Mas nada disso, nenhuma mudança, nenhuma mutação, nenhuma cadeia alimentar, a vida não seria possível sem a
energia solar. Dawkins volta à química para explicar como a energia solar é a única fonte de energia para que todo o processo evolutivo tenha acontecido. E, por isso, não há nenhuma violação de lei termodinâmica na evolução (embora tal argumento não seja mencionado pelo autor)*. E a evolução é inexorável. Não há lugar para beleza, perdão ou qualquer sentimento na luta pela sobrevivência. Esta simplesmente ocorre, de acordo com a seleção natural, e origina a biodiversidade e a perda de biodiversidade. Por mais que talvez fosse possível se planejar tal processo, a teodiceia evolucionária não se sustenta.

Ainda me faltando ler o último capítulo, é reconfortante saber que Dawkins, mesmo depois de aposentado, continua um exímio escritor de divulgação da ciência e demonstra um conhecimento invejável sobre a teoria da evolução, com argumentos irrefutáveis permeados de bom humor e histórias anedóticas. Darwin certamente apreciaria O Maior Espetáculo da Terra.

*Em tempo (08/1/09): No último capítulo Dawkins faz uma análise detalhada e perspicaz do último parágrafo do livro de Dawrwin, A Origem das Espécies:

Assim, da guerra da natureza, da fome e da morte surge diretamente o mais excelso objeto que somos capazes de conceber, a produção dos animais superiores. Há grandeza nesta visão de vida, com seus vários poderes, insuflada que foi originalmente em algumas formas ou em uma, e no fato de que, enquanto este planeta prossegue em seu giro de conformidade com a imutável lei da gravidade, de um começo tão simples evoluíram e continuam a evoluir infindáveis formas belíssimas e fascinantes.

Nesta análise, menciona textualmente que não pode haver engano sobre a fonte original de energia que mantém a vida na Terra: o Sol. (páginas 384-387) E por isso a segunda lei da termodinâmica não é violada, jamais. Logo, segundo Dawkins:

“(…) a energia do Sol impele a vida, de modo que, por uma laboriosa rota limitada por essas leis, evoluem prodigiosos feitos de complexidade, diversidade, beleza e uma impressionante ilusão de improbabilidade estatística e design deliberado.” (grifo do autor).

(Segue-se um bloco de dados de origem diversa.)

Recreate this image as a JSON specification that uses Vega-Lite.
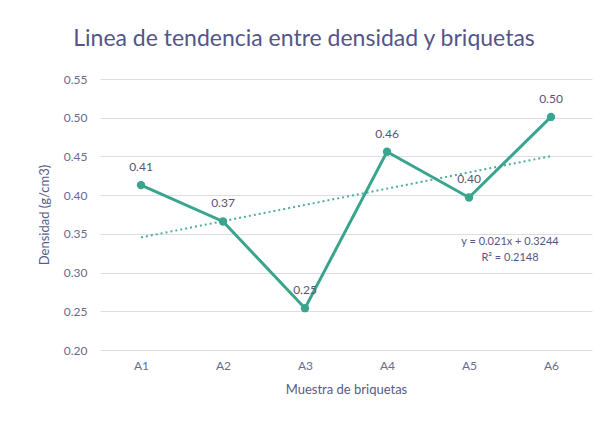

A dura realidade acerca da ignorância sobre a Teoria da Evolução, apresentada nos dados coligidos e comentados por Dawkins no apêndice, é de ser lamentada por todos os que compreendem, verdadeiramente, a ciência e o método científico. Sobre este ponto, um comentário final: o livro de Sandro de Souza, “A Goleada da Darwin” (Record, 2009), é o primeiro, no meu comnhecimento, que aborda a questão sobre o criacionismo no Brasil (para uma resenha, veja aqui). A contracapa do livro de Souza apresenta dados para os quais não é mencionada uma fonte (infelizmente não tenho o livro em mãos). Mas seria interessante se verificar a extensão dos números apontados por Souza sobre a crença no criacionismo no Brasil, tal como Dawkins os apresenta em seu livro.